Micropatterning of TAv Biosensors Allows for Simultaneous Imaging of pH and K+ in the Same Experimental Setting

To co-image pH and K+ with the spectrally identical biosensors in one experimental setting, we next used a micropatterning approach. The usage of the high-pressure microperfusion[20] device allowed us to “paint” spatially separated microspots of TAv–pH-Lemon and TAv–GEPII 1.0 on cells expressing the biotinylated GPI-anchored AviTag. (Figures a and S6b,d,e). FRET ratio signals from both spots containing the two different FRET-based biosensors were recorded simultaneously over time to test the suitability for co-imaging of pH and K+ alterations (Figure b). Upon addition of buffers with different [K+] (but the same pH), TAv–GEPII showed fast ratiometric changes, whereas TAv–pH-Lemon was only minimally affected (Figure b). Vice versa, with the addition of buffers with different pH values (but the same [K+]), TAv–pH-Lemon responded with clear FRET ratio changes, while TAv–GEPII was only little affected (Figure b). Such multiparametric imaging of local cell surface pH and K+ alterations exploiting the purified TAv biosensors in tumors in vivo might become possible in future. Such an approach might be also used to co-detect and correct for pH fluctuations, which have the potency to perturb the performance of most FP-based biosensors.[31]

Figure 5

Micropatterning of recombinant FRET-based TAv biosensors allows for co-imaging of pH and K+ in the same experimental setting. (a) Representative widefield fluorescence images of INS-1832/13 cells expressing AviTag-mCherry-GPI and ER-BirA (left). Two distinct, separated sensor spots of purified TAv–pH-Lemon and TAv–GEPII 1.0, respectively, were generated using microperfusion (white dashed circles), both positive for cyan (middle) and yellow fluorescent protein (right). (b) FRET ratio signal of surface-coupled TAv–pH-Lemon and TAv–GEPII 1.0 over time. The cells carrying the recombinant sensors were first perfused with buffers with different pH levels (red) and a constant K+ concentration (blue) and subsequently with different K+ concentrations and the same pH level as indicated.

Conclusions and Outlook

While purified biosensors have mainly been used for sensor characterization purposes,[3,10,32,33] we describe a novel biotinylation-based procedure to use genetically encoded sensors for the recording of extracellular ions locally on cell surfaces and glass slides upon their immobilization using three workflows (Figure S8): first, purification of the recombinant TAv biosensor, second, expression of the biotinylated cell surface tag or using a biotinylated glass slide, and third, coupling of the TAv biosensor to the biotinylated surface.

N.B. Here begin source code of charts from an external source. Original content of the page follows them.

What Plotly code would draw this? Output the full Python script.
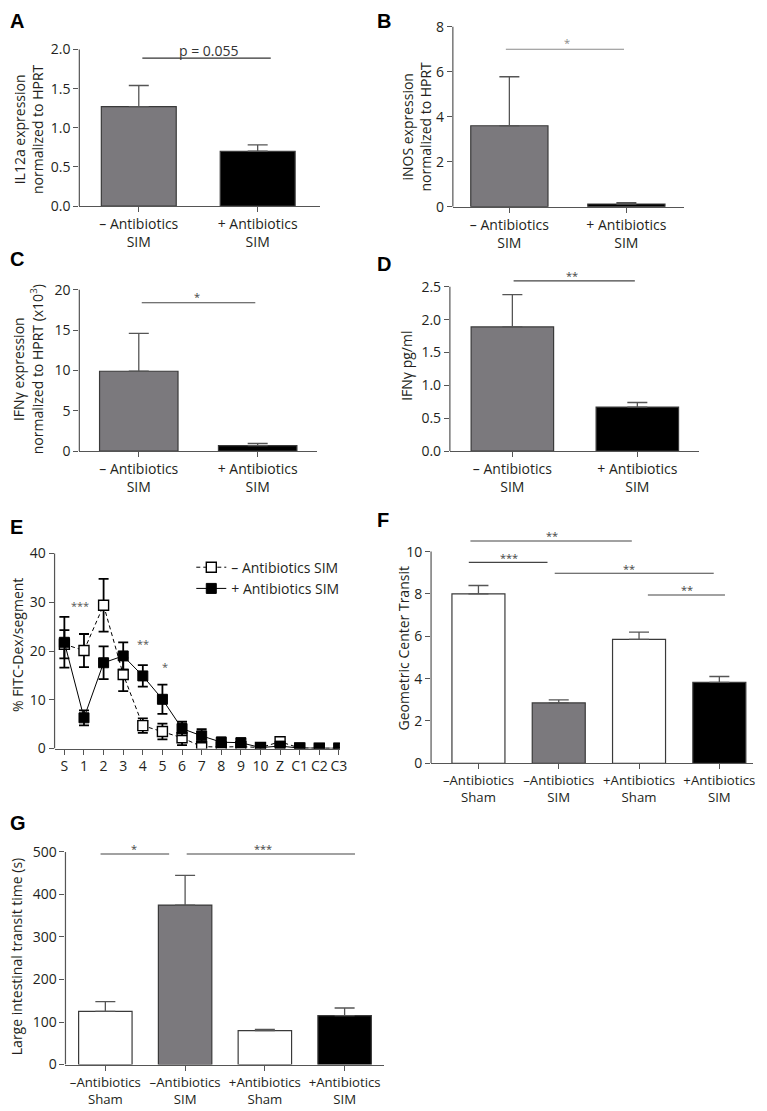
import plotly.graph_objects as go

# The page body has an 8px default margin; positions below are given in
# window pixels and converted to paper fractions of the (smaller) figure.
OFF = 8
WIN_W, WIN_H = 767, 1111
W, H = WIN_W - OFF, WIN_H - OFF
FONT = "Open Sans"
TXT = "#231f20"
AX = "#555555"
GREY = "#7b797d"

# ---------------- data ----------------
two_cats = ["– Antibiotics<br>SIM", "+ Antibiotics<br>SIM"]
two_colors = [GREY, "#000000"]

il12a_mean = [1.27, 0.70]
il12a_sem = [0.27, 0.08]

inos_mean = [3.60, 0.12]
inos_sem = [2.18, 0.06]

ifng_mrna_mean = [9.9, 0.70]
ifng_mrna_sem = [4.7, 0.25]

ifng_prot_mean = [1.89, 0.67]
ifng_prot_sem = [0.49, 0.07]

segments = ["S", "1", "2", "3", "4", "5", "6", "7", "8", "9", "10", "Z", "C1", "C2", "C3"]
fitc_minus_mean = [21.4, 20.1, 29.4, 15.2, 4.7, 3.5, 2.2, 0.4, 0.3, 0.4, 0.2, 1.4, 0.1, 0.05, 0.05]
fitc_minus_sem = [2.9, 3.4, 5.4, 3.4, 1.5, 1.6, 1.5, 0.4, 0.3, 0.3, 0.2, 0.3, 0.1, 0.05, 0.05]
fitc_plus_mean = [21.8, 6.3, 17.6, 19.0, 14.9, 10.1, 4.1, 2.6, 1.3, 1.2, 0.2, 0.5, 0.1, 0.05, 0.05]
fitc_plus_sem = [5.2, 1.55, 3.35, 2.8, 2.2, 3.0, 1.4, 1.4, 1.0, 0.9, 0.4, 0.3, 0.1, 0.05, 0.05]

four_cats = ["–Antibiotics<br>Sham", "–Antibiotics<br>SIM", "+Antibiotics<br>Sham", "+Antibiotics<br>SIM"]
four_colors = ["#ffffff", GREY, "#ffffff", "#000000"]

gc_mean = [8.0, 2.85, 5.85, 3.82]
gc_sem = [0.40, 0.15, 0.35, 0.28]

lit_mean = [125, 375, 80, 115]
lit_sem = [23, 70, 3, 18]

# ---------------- layout helpers ----------------
fig = go.Figure()
layout = dict(
    width=W, height=H, margin=dict(l=0, r=0, t=0, b=0),
    paper_bgcolor="white", plot_bgcolor="white",
    font=dict(family=FONT, size=14, color=TXT),
    showlegend=True,
)
shapes = []
annotations = []


def px(x):
    return (x - OFF) / W


def py(y):
    return 1 - (y - OFF) / H


def ref(n):
    return ("" if n == 1 else str(n))


def setup(n, x0, x1, y0, yt, T, rmax, dtick, xr, fmt, xfont=14):
    s = (y0 - yt) / T
    ytop = y0 - rmax * s
    layout["xaxis" + ref(n)] = dict(
        domain=[px(x0), px(x1)], range=xr, type="category",
        anchor="y" + ref(n), showline=True, linecolor=AX, linewidth=1.2,
        ticks="outside", ticklen=5, tickcolor=AX, tickwidth=1.2,
        showgrid=False, zeroline=False, fixedrange=True,
        tickfont=dict(family=FONT, size=xfont, color=TXT),
    )
    layout["yaxis" + ref(n)] = dict(
        domain=[py(y0), py(ytop)], range=[0, rmax],
        anchor="x" + ref(n), showline=False, dtick=dtick, tick0=0,
        tickformat=fmt, ticks="outside", ticklen=5, tickcolor=AX, tickwidth=1.2,
        showgrid=False, zeroline=False, fixedrange=True,
        tickfont=dict(family=FONT, size=14, color=TXT),
    )
    shapes.append(dict(type="line", xref="x" + ref(n) + " domain", yref="y" + ref(n),
                       x0=0, x1=0, y0=0, y1=T, line=dict(color=AX, width=1.2), layer="above"))


def bars(n, cats, mean, sem, colors, width):
    fig.add_trace(go.Bar(
        x=cats, y=mean, width=width, xaxis="x" + ref(n), yaxis="y" + ref(n),
        marker=dict(color=colors, line=dict(color="#3a3a3a", width=1.2)),
        error_y=dict(type="data", array=sem, arrayminus=[0] * len(sem), symmetric=False,
                     color=AX, thickness=1.3, width=10),
        showlegend=False, hoverinfo="skip",
    ))


def sig(n, xa, xb, y, label, ty, tx=None, color="#444444", size=11):
    shapes.append(dict(type="line", xref="x" + ref(n), yref="y" + ref(n),
                       x0=xa, x1=xb, y0=y, y1=y, line=dict(color=color, width=1.1)))
    if tx is None:
        tx = (xa + xb) / 2
    annotations.append(dict(xref="x" + ref(n), yref="y" + ref(n), x=tx, y=ty, text=label,
                            showarrow=False, font=dict(family=FONT, size=size, color=color)))


def ytitle(xpx, ypx, text, size=14):
    annotations.append(dict(xref="paper", yref="paper", x=px(xpx), y=py(ypx), text=text,
                            textangle=-90, showarrow=False, xanchor="center", yanchor="middle",
                            font=dict(family=FONT, size=size, color=TXT)))


def letter(xpx, cap_top, text):
    # annotation box top sits about 8px above the capital's top
    annotations.append(dict(xref="paper", yref="paper", x=px(xpx), y=py(cap_top - 8),
                            text="<b>%s</b>" % text, showarrow=False,
                            xanchor="left", yanchor="top",
                            font=dict(family="Liberation Sans", size=20, color="#000000")))


# ---------------- A ----------------
setup(1, 80, 323, 201, 42, 2.0, 2.1, 0.5, [-0.5, 1.525], ".1f")
bars(1, two_cats, il12a_mean, il12a_sem, two_colors, 0.63)
sig(1, 0.03, 1.11, 1.89, "p = 0.055", 1.985, tx=0.59, color="#333333", size=14)
ytitle(28, 123, "IL12a expression<br>normalized to HPRT")
letter(8, 8, "A")

# ---------------- B ----------------
setup(2, 457, 690, 201.7, 19, 8, 8.1, 2, [-0.483, 1.49], "d")
bars(2, two_cats, inos_mean, inos_sem, two_colors, 0.66)
sig(2, -0.03, 0.98, 7.0, "*", 7.32, tx=0.49, color="#8a8a8a")
ytitle(420, 120, "iNOS expression<br>normalized to HPRT")
letter(378, 8, "B")

# ---------------- C ----------------
setup(3, 80, 320, 450, 286, 20, 20.5, 5, [-0.5, 1.5], "d")
bars(3, two_cats, ifng_mrna_mean, ifng_mrna_sem, two_colors, 0.66)
sig(3, 0.025, 0.98, 18.38, "*", 19.1, tx=0.49)
ytitle(28, 367, "IFNγ expression<br>normalized to HPRT (x10<sup>3</sup>)")
letter(8, 250, "C")

# ---------------- D ----------------
setup(4, 454, 705, 450, 283, 2.5, 2.75, 0.5, [-0.5, 1.49], ".1f")
bars(4, two_cats, ifng_prot_mean, ifng_prot_sem, two_colors, 0.66)
sig(4, 0.01, 0.98, 2.59, "**", 2.67, tx=0.48)
ytitle(410, 363, "IFNγ pg/ml")
letter(378, 255, "D")

# ---------------- E ----------------
setup(5, 55, 343, 752, 554, 40, 40.5, 10, [-0.5, 14.05], "d")
fig.add_trace(go.Scatter(
    x=segments, y=fitc_minus_mean, xaxis="x5", yaxis="y5", mode="lines+markers",
    name="– Antibiotics SIM",
    line=dict(color="#000000", width=1, dash="4px,3px"),
    marker=dict(symbol="square", size=10, color="#ffffff", line=dict(color="#000000", width=1.4)),
    error_y=dict(type="data", array=fitc_minus_sem, color="#000000", thickness=1.8, width=5),
    hoverinfo="skip",
))
fig.add_trace(go.Scatter(
    x=segments, y=fitc_plus_mean, xaxis="x5", yaxis="y5", mode="lines+markers",
    name="+ Antibiotics SIM",
    line=dict(color="#000000", width=1),
    marker=dict(symbol="square", size=10, color="#000000", line=dict(color="#000000", width=1)),
    error_y=dict(type="data", array=fitc_plus_sem, color="#000000", thickness=1.8, width=5),
    hoverinfo="skip",
))
for lbl, xc, yv in [("***", 0.8, 29.3), ("**", 4.0, 21.6), ("*", 5.15, 16.8)]:
    annotations.append(dict(xref="x5", yref="y5", x=xc, y=yv, text=lbl, showarrow=False,
                            font=dict(family=FONT, size=11, color="#555555")))
ytitle(17, 647, "% FITC-Dex/segment")
letter(8, 522, "E")
layout["legend"] = dict(x=px(193), y=py(552), xanchor="left", yanchor="top",
                        bgcolor="rgba(0,0,0,0)", font=dict(family=FONT, size=14, color=TXT),
                        tracegroupgap=0, itemwidth=30)

# ---------------- F ----------------
setup(6, 435, 760, 767, 552, 10, 10.9, 2, [-0.59, 3.42], "d", xfont=13.2)
bars(6, four_cats, gc_mean, gc_sem, four_colors, 0.66)
sig(6, -0.1, 1.91, 10.5, "**", 10.74, tx=0.91)
sig(6, -0.12, 0.86, 9.49, "***", 9.72, tx=0.38)
sig(6, 0.95, 2.93, 8.98, "**", 9.2, tx=1.88)
sig(6, 2.11, 3.07, 7.95, "**", 8.2, tx=2.6)
ytitle(407, 650, "Geometric Center Transit")
letter(378, 515, "F")

# ---------------- G ----------------
setup(7, 66, 388, 1073, 857, 500, 520, 100, [-0.5, 3.5], "d", xfont=13.2)
bars(7, four_cats, lit_mean, lit_sem, four_colors, 0.67)
sig(7, -0.06, 0.8, 495, "*", 509, tx=0.36)
sig(7, 1.02, 3.13, 495, "***", 509, tx=1.98)
ytitle(16, 963, "Large intestinal transit time (s)")
letter(8, 822, "G")

layout["shapes"] = shapes
layout["annotations"] = annotations
fig.update_layout(**layout)
fig.write_html("out.html")
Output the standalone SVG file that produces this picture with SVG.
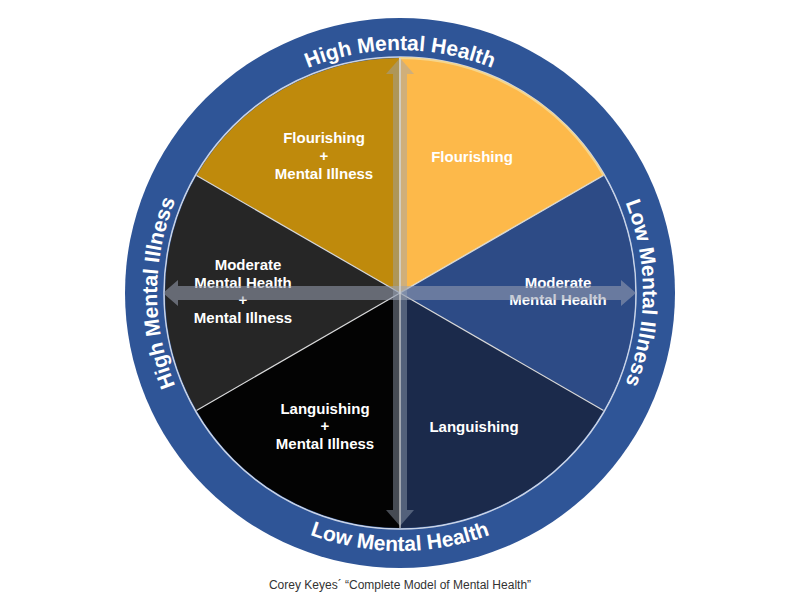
<svg xmlns="http://www.w3.org/2000/svg" width="800" height="600" viewBox="0 0 800 600">
<style>
.lbl{font-family:"Liberation Sans",Arial,sans-serif;font-weight:bold;font-size:15px;fill:#fff;text-anchor:middle}
.ring{font-family:"Liberation Sans",Arial,sans-serif;font-weight:bold;font-size:21px;fill:#fff;text-anchor:middle}
.sep{stroke:#d9d9d9;stroke-width:1.2}
</style>
<defs>
<path id="pTop" d="M157,293 A243,243 0 0 1 643,293"/>
<path id="pLeft" d="M400,536 A243,243 0 0 1 400,50"/>
<path id="pRight" d="M400,50 A243,243 0 0 1 400,536"/>
<path id="pBot" d="M142,293 A258,258 0 0 0 658,293"/>
</defs>
<rect width="800" height="600" fill="#fff"/>
<g id="ring">
<circle cx="400" cy="293" r="275" fill="#2F5597"/>
<circle cx="400" cy="293" r="236" fill="none" stroke="#c9d3e6" stroke-width="1.5"/>
<text class="ring"><textPath href="#pTop" startOffset="50%">High Mental Health</textPath></text>
<text class="ring"><textPath href="#pLeft" startOffset="50%">High Mental Illness</textPath></text>
<text class="ring"><textPath href="#pRight" startOffset="50%">Low Mental Illness</textPath></text>
<text class="ring"><textPath href="#pBot" startOffset="50%">Low Mental Health</textPath></text>
</g>
<g id="flourishing-mi">
<path d="M400,293 L196.5,175.5 A235,235 0 0 1 400,58 Z" fill="#BF8A0C"/>
<text class="lbl" x="324" y="143">Flourishing</text><text class="lbl" x="324" y="161">+</text><text class="lbl" x="324" y="179">Mental Illness</text>
</g>
<g id="flourishing">
<path d="M400,293 L400,58 A235,235 0 0 1 603.5,175.5 Z" fill="#FDB94A" stroke="#F6D58A" stroke-width="2"/>
<text class="lbl" x="472" y="162">Flourishing</text>
</g>
<g id="moderate">
<path d="M400,293 L603.5,175.5 A235,235 0 0 1 603.5,410.5 Z" fill="#2D4B86"/>
<text class="lbl" x="558" y="288">Moderate</text><text class="lbl" x="558" y="305">Mental Health</text>
</g>
<g id="languishing">
<path d="M400,293 L603.5,410.5 A235,235 0 0 1 400,528 Z" fill="#1B2A4B"/>
<text class="lbl" x="474" y="432">Languishing</text>
</g>
<g id="languishing-mi">
<path d="M400,293 L400,528 A235,235 0 0 1 196.5,410.5 Z" fill="#030303"/>
<text class="lbl" x="325" y="414">Languishing</text><text class="lbl" x="325" y="431">+</text><text class="lbl" x="325" y="449">Mental Illness</text>
</g>
<g id="moderate-mi">
<path d="M400,293 L196.5,410.5 A235,235 0 0 1 196.5,175.5 Z" fill="#262626"/>
<text class="lbl" x="248" y="270">Moderate</text><text class="lbl" x="243" y="288">Mental Health</text><text class="lbl" x="243" y="305">+</text><text class="lbl" x="243" y="323">Mental Illness</text>
</g>
<g id="connectors">
<line class="sep" x1="400" y1="293" x2="196.5" y2="175.5"/>
<line class="sep" x1="400" y1="293" x2="603.5" y2="175.5"/>
<line class="sep" x1="400" y1="293" x2="603.5" y2="410.5"/>
<line class="sep" x1="400" y1="293" x2="196.5" y2="410.5"/>
<polygon points="163,293 178,280 178,286 621,286 621,280 636,293 621,306 621,300 178,300 178,306" fill="#9aa3b5" opacity="0.55"/>
<polygon points="400,58 414,74 407,74 407,510 414,510 400,526 386,510 393,510 393,74 386,74" fill="#9aa3b5" opacity="0.45"/>
<line class="sep" x1="400" y1="58" x2="400" y2="528"/>
</g>
<text x="400" y="589" style="font-family:'Liberation Sans',Arial,sans-serif;font-size:12px;fill:#333;text-anchor:middle">Corey Keyes´ “Complete Model of Mental Health”</text>
</svg>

Considering the remaining functionality and precise targeting of recombinant TAv biosensor constructs with different working principles (conformational rearrangement vs intrinsic sensitivity), this technique might be expanded to immobilize a variety of different ratiometric and intensiometric biosensors. The precise application using microperfusion might furthermore allow for the immobilization of sensor protein on selected cells (types) (e.g., on tumor slices). While extracellular ion alterations might be hard to capture in a big extracellular volume in vitro, this technique might be further used in interesting experimental settings with reduced volume such as in the extracellular area of mouse brains. However, the meaningful usage of the recombinant fluorescent biosensors in vivo might be challenging and requires further research.